The bickering, chronically-depressed parents from the fake reality TV series, 'Jon And Kate Plus 8', which follows the trials and tribulations of a mismatched husband and wife with eight whining, crying, pooping little rugrats is undergoing a format change.
As the batteries wear down inside the monotone-speaking Jon android, and the personality characteristics of the increasingly abusive, deranged Kate android become more and more, well, abusive and deranged, it was decided to eliminate the portion of the show that dealt with the kids, and dwell solely on various ways for these two nut jobs to kill one another.
"Since the robot marriage has been revealed as a sham, and it's become increasingly difficult to listen to ten people screaming, whining, and bawling cry at the same time," said fake TV show producer, Brian McBrian, "what better way than to see both of them deal with their anger and frustration than to try and kill each other in various methods. Guns! Bombs! Lasers! That's our new fake reality! That's what fake audiences want to see! Now we just have to buy some weapons from former Vice-President Dick Cheney and we're good to go!"

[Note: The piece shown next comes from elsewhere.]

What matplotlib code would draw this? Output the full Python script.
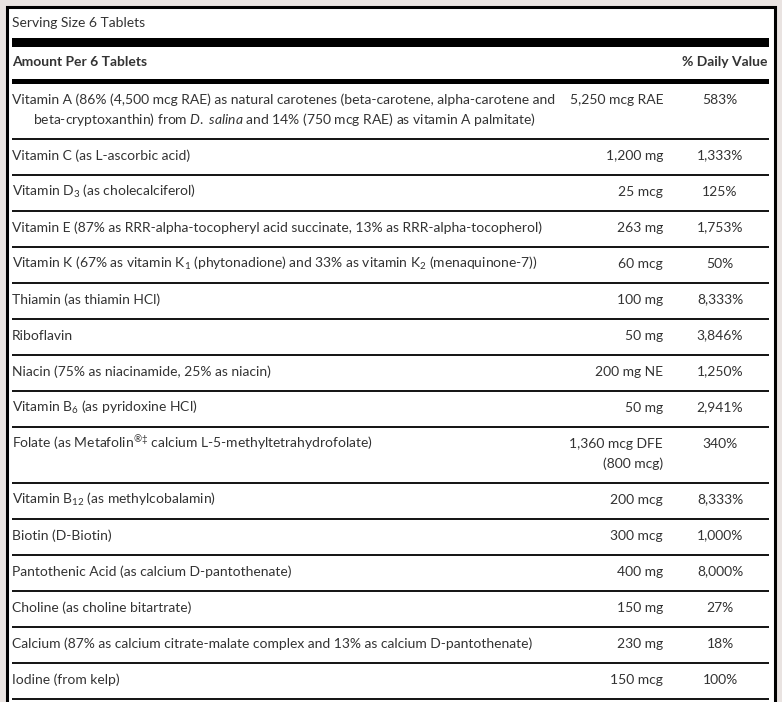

So instead of watching the haggard fake android parents drag their screeching little offspring from place to place, wishing they'd never been 'born' (built in the Roswell's Area 51), with lame guitar music strumming in the background as they spout fake parenting advice and talk over each other, the new show will provide viewers a real fake show they can be proud of;
Eight ways for Jon and Kate to blow each other up.